Batalkan Deklarasi Damai dengan Kamboja, Thailand Tak Takut Ancaman Sanksi Trump
BANGKOK, iNews.id - Ketegangan Thailand-Kamboja kembali memuncak setelah Perdana Menteri Thailand Anutin Charnvirakul menyatakan Deklarasi Damai yang sebelumnya ditandatangani bersama Phnom Penh dianggap “batal demi hukum”.
Keputusan ini bukan sekadar pembatalan dokumen diplomatik, tapi sinyal jelas bahwa Thailand siap menempuh jalur yang lebih keras meski berpotensi berhadapan dengan tekanan Amerika Serikat (AS).
Bangkok menegaskan tidak hanya meninggalkan deklarasi tersebut, tapi juga menolak seluruh proses negosiasi yang pernah dirintis Presiden AS Donald Trump dan Perdana Menteri Malaysia Anwar Ibrahim. Dengan kata lain, Thailand mencabut sepenuhnya legitimasi kedua tokoh itu sebagai mediator.

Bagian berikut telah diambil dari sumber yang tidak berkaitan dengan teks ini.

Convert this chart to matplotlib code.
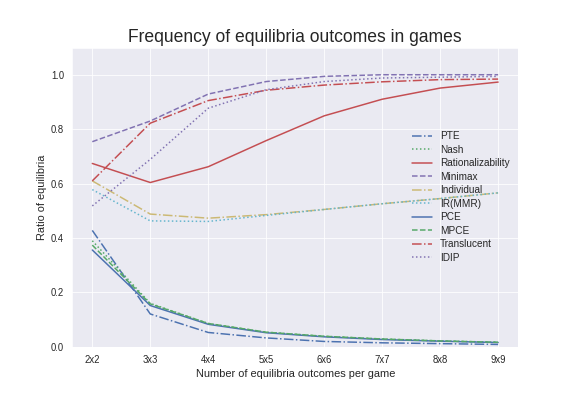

Thailand Menantang Tekanan Internasional
Anutin menegaskan negaranya tidak lagi mengakui deklarasi damai maupun mekanisme perundingan yang menyertainya. Dia menutup semua jalur negosiasi dengan Kamboja dan menyebut konflik tersebut sebagai urusan bilateral yang tidak memerlukan campur tangan pihak mana pun.
Lebih jauh, Anutin secara lantang menepis ancaman Trump yang sebelumnya menyebut kemungkinan pengenaan tarif ekonomi terhadap Thailand jika Bangkok keluar dari proses perdamaian yang difasilitasi Washington.
“Thailand akan bertindak sesuai kepentingan nasionalnya, bukan berdasarkan tekanan pihak luar,” ujarnya, menegaskan pemerintahannya tidak gentar meski berpotensi berhadapan dengan kebijakan sanksi AS.
Sikap berani tersebut menunjukkan bahwa Thailand kini siap mengambil risiko diplomatik dan ekonomi demi mempertahankan posisi strategisnya dalam sengketa perbatasan yang kembali membara.